Одновременно с проектом Рокфеллеровского центра он готовит реконструкцию исторического центра Вильямсбурга; одна его затея — это симуляция прошлого, другая — в условиях рушащейся экономики — реставрация будущего.
Все годы проектирования Центра Рокфеллер в своем «готическом кабинете» (позднее полностью перенесенном на один из верхних этажей нового здания) «работает по колено в чертежах»18. При нем всегда метровая линейка для проверки мельчайших деталей строящегося проекта. Иногда он настаивает на каких-то высокохудожественных дополнениях вроде готического мотива на верхушке главного небоскреба Центра (предложение принято архитекторами, поскольку они знают, что на такой высоте этого никто не увидит).
У Тодда есть свои архитекторы — Рейнхард и Хофмайстер, оба молодые и неопытные.
Втроем они подробно анализируют предложение Морриса в свете парадокса «максимум плотности при максимуме красоты». Проект Морриса плох тем, что он совершенно не учитывает потенциал максимально допустимого законом объема здания, работа с которым на тот момент — и финансовая необходимость, и чрезвычайно привлекательная архитектурная модель. По сравнению с горой Ферриса-Худа (архитектурной типологией идеального Манхэттена) проект Морриса с дырой площади в самом центре напоминает кратер потухшего вулкана.
Одним махом залатывая финансовые и метафорические прорехи, Тодд и его команда меняют кратер площади на горный пик офисного здания.
Эта корректировка определяет и закрепляет базовый дизайн Рокфеллеровского центра. Все позднейшие версии — лишь вариации одной и той же архитектурной темы: высотка в середине участка, четыре башни поменьше — по углам. Жалкие остатки площади Морриса продолжают существовать только в той мере, в какой они не мешают новым планам.
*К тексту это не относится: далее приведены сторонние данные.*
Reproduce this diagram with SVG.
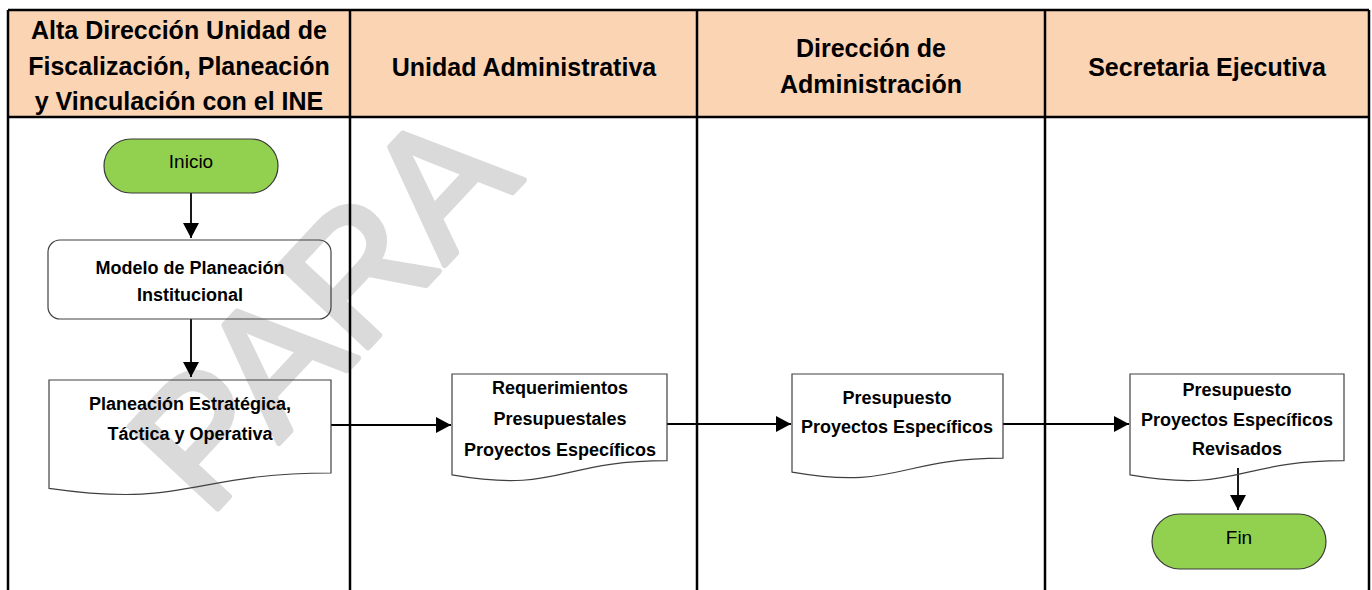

Определив общую композицию комплекса, Тодд приглашает в качестве консультантов Худа, Корбетта и Харрисона — архитекторов более опытных, чем его собственные сотрудники. .
Экономический кризис 1929 года рушит все, на чем зиждется Центр: из коммерчески выгодного проект превращается в коммерчески иррациональный. Однако столь внезапное исчезновение финансового обоснования разве что заставляет коллектив архитекторов в еще большей степени руководствоваться идеалистическими, а не практическими соображениями.
Первоначальная затея — строительство нового здания Оперы — кажется все менее выполнимой; одновременно исчезает и спрос на офисные помещения того типа, который предлагает проект. Рокфеллер тем не менее подписывает контракт об аренде земли, предусматривающий выплату Колумбийскому университету з 300 ооо долларов ежегодно.
Что же остается после крушения всех расчетов, а заодно и всех структур, делавших какие-либо расчеты возможными? Только разрешенная законом оболочка — колоссальный объем, который изобретательностью архитекторов и строителей должен быть приспособлен для новых форм человеческой деятельности.
Метафора уже есть: гора Ферриса.
Есть ряд стратегий — великая лоботомия, вертикальная схизма, девелоперские уловки, с помощью которых еще с начала 1920-х годов пытались доказывать невозможное.
Есть и строительная индустрия, которая обеспечивает реализацию всего этого.
Ну и наконец, есть доктрина манхэттенизма — создание перегрузки на всех уровнях.
Тодд верен традиции безжалостного прагматизма и хладнокровного финансового расчета. Однако из-за общей экономической неопределенности то, что должно было быть абсолютно прагматичным проектированием, ведется при полном отсутствии фактов. В переменчивом послекризисном климате уже не существует ни спроса, ни практических требований, которым должен удовлетворять проект, — то есть никаких реальных обстоятельству которые могут нарушить чистоту концепции. Экономический кризис гарантирует полную идеологическую целостность Центра.
Коллектив авторов, вроде бы состоящий из воинствующих прагматиков, вынужденно делает выбор в пользу идеального. Их якобы практические рекомендации на самом деле служат лишь к прояснению очертаний архетипа.